Wednesday, September 27, 2006

Teens' T-Shirts Make Educators Squirm

Teens' T-Shirts Make Educators Squirm - Washington Post

During winter cold & flu season everybody gets sick, but the pertinent question is who dies? Statistically it is the very young and the very old. Their vulnerability lies in their compromised immune systems. The immune system of babies is underdeveloped, while advanced aging slowly weakens the elderly.

In an educational sense, the population of Black schoolchildren also represents a greater vulnerability that displays itself in academic performance, graduation rates, and reduced pursuit of higher education.
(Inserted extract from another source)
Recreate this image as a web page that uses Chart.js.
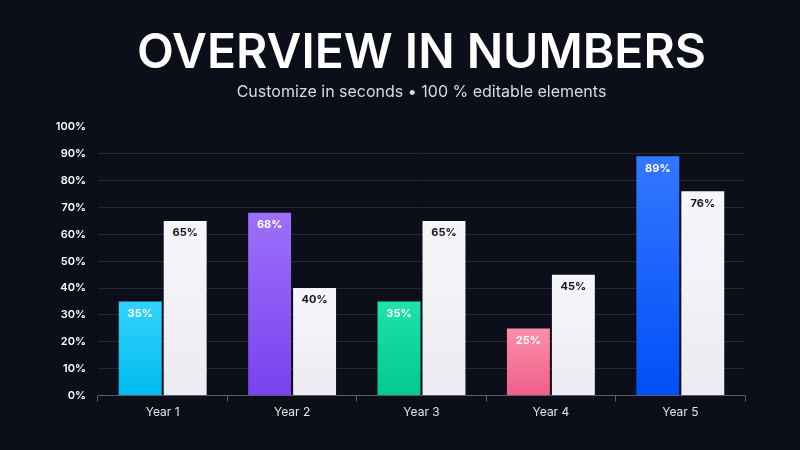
<!DOCTYPE html>
<html><head><meta charset="utf-8">
<style>html,body{margin:0;padding:0;background:#0c0e19;overflow:hidden}#wrap{width:800px;height:450px}</style>
<script src="https://cdn.jsdelivr.net/npm/chart.js@4.4.1/dist/chart.umd.min.js"></script>
</head><body><div id="wrap"><canvas id="c" width="800" height="450"></canvas></div>
<script>
const categories = ['Year 1', 'Year 2', 'Year 3', 'Year 4', 'Year 5'];
const highlightValues = [35, 68, 35, 25, 89];
const baseValues = [65, 40, 65, 45, 76];
const yTickValues = [0, 10, 20, 30, 40, 50, 60, 70, 80, 90, 100];
const titleText = 'OVERVIEW IN NUMBERS';
const subtitleText = 'Customize in seconds • 100 % editable elements';
const highlightColors = [
  ['#33d2fc', '#00bdf0'],
  ['#9d70fa', '#7842ee'],
  ['#1fe2ad', '#00c98e'],
  ['#ff8eab', '#ef5f89'],
  ['#3476ff', '#0050f7']
];
const baseColors = ['#f6f6fa', '#ebebf1'];

function barGradient(ctx, values, colorFor) {
  const chart = ctx.chart;
  const area = chart.chartArea;
  if (!area) return colorFor(ctx.dataIndex)[1];
  const y = chart.scales.y;
  const v = values[ctx.dataIndex];
  const top = y.getPixelForValue(v);
  const bottom = y.getPixelForValue(0);
  const c = colorFor(ctx.dataIndex);
  const g = chart.ctx.createLinearGradient(0, top, 0, bottom);
  g.addColorStop(0, c[0]);
  g.addColorStop(1, c[1]);
  return g;
}

const valueLabels = {
  id: 'valueLabels',
  afterDatasetsDraw(chart) {
    const ctx = chart.ctx;
    ctx.save();
    ctx.font = '700 11px Inter';
    ctx.textAlign = 'center';
    ctx.textBaseline = 'middle';
    chart.data.datasets.forEach((ds, di) => {
      const meta = chart.getDatasetMeta(di);
      meta.data.forEach((el, i) => {
        ctx.fillStyle = di === 0 ? '#ffffff' : '#15161f';
        ctx.fillText(ds.data[i] + '%', el.x, el.y + 12);
      });
    });
    ctx.restore();
  }
};

new Chart(document.getElementById('c'), {
  type: 'bar',
  data: {
    labels: categories,
    datasets: [
      {
        data: highlightValues,
        backgroundColor: (ctx) => barGradient(ctx, highlightValues, (i) => highlightColors[i]),
        borderWidth: 0,
        categoryPercentage: 0.695,
        barPercentage: 0.955
      },
      {
        data: baseValues,
        backgroundColor: (ctx) => barGradient(ctx, baseValues, () => baseColors),
        borderWidth: 0,
        categoryPercentage: 0.695,
        barPercentage: 0.955
      }
    ]
  },
  options: {
    responsive: false,
    animation: false,
    devicePixelRatio: 1,
    layout: { padding: { left: 0, right: 55, bottom: 26, top: 0 } },
    plugins: {
      legend: { display: false },
      tooltip: { enabled: false },
      title: {
        display: true, text: titleText, color: '#ffffff', fullSize: false,
        font: { family: 'Inter', size: 48, weight: '600' },
        padding: { top: 25, bottom: 0 }
      },
      subtitle: {
        display: true, text: subtitleText, color: '#d9dbe4', fullSize: false,
        font: { family: 'Inter', size: 16, weight: '400' },
        padding: { top: 0, bottom: 25 }
      }
    },
    scales: {
      x: {
        grid: { display: true, drawOnChartArea: false, drawTicks: true, tickLength: 6, color: '#5a5c68', offset: true },
        border: { display: true, color: '#5a5c68', width: 1 },
        ticks: { color: '#e4e5ea', font: { family: 'Inter', size: 12 }, padding: 4 }
      },
      y: {
        min: 0, max: 100,
        afterFit(scale) { scale.width = 98; },
        afterBuildTicks(scale) { scale.ticks = yTickValues.map(v => ({ value: v })); },
        grid: {
          drawTicks: false,
          color: (c) => (c.tick && (c.tick.value === 100 || c.tick.value === 0)) ? 'rgba(0,0,0,0)' : '#262835',
          lineWidth: 1
        },
        border: { display: false },
        ticks: {
          color: '#ffffff', padding: 12,
          font: { family: 'Inter', size: 11, weight: '600' },
          callback: (v) => v + '%'
        }
      }
    }
  },
  plugins: [valueLabels]
});
</script>
</body></html>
Perhaps we should consider teenage extra-curricular 'expressionism' in school the same way we think about germs and viruses. These seemingly harmless, if not annoying, distractions are not affordable for kids with graduation rates just over 50%, and even less for Black boys whose rates hover near 45%.

The impact of the greater list of teenage distractions, the proverbial sex, drugs, and rock-n-roll - now Rap/Hip-Hop, by nature, present a myriad of enticing challenges to all youth that is also part of their passage to adulthood. But for too many Black kids, the weight of these distractions, along with other challenges is simply too much, and they fail to make the 'grade'. All of society, beginning and ending with the child, is left with the burden.

So before we give in to the protest of the students who simply, in their words, need to express themselves, we should consider that just as good parents/caregivers protect their vulnerable loved ones from the flu and colds, the same commitment and diligence is due our students.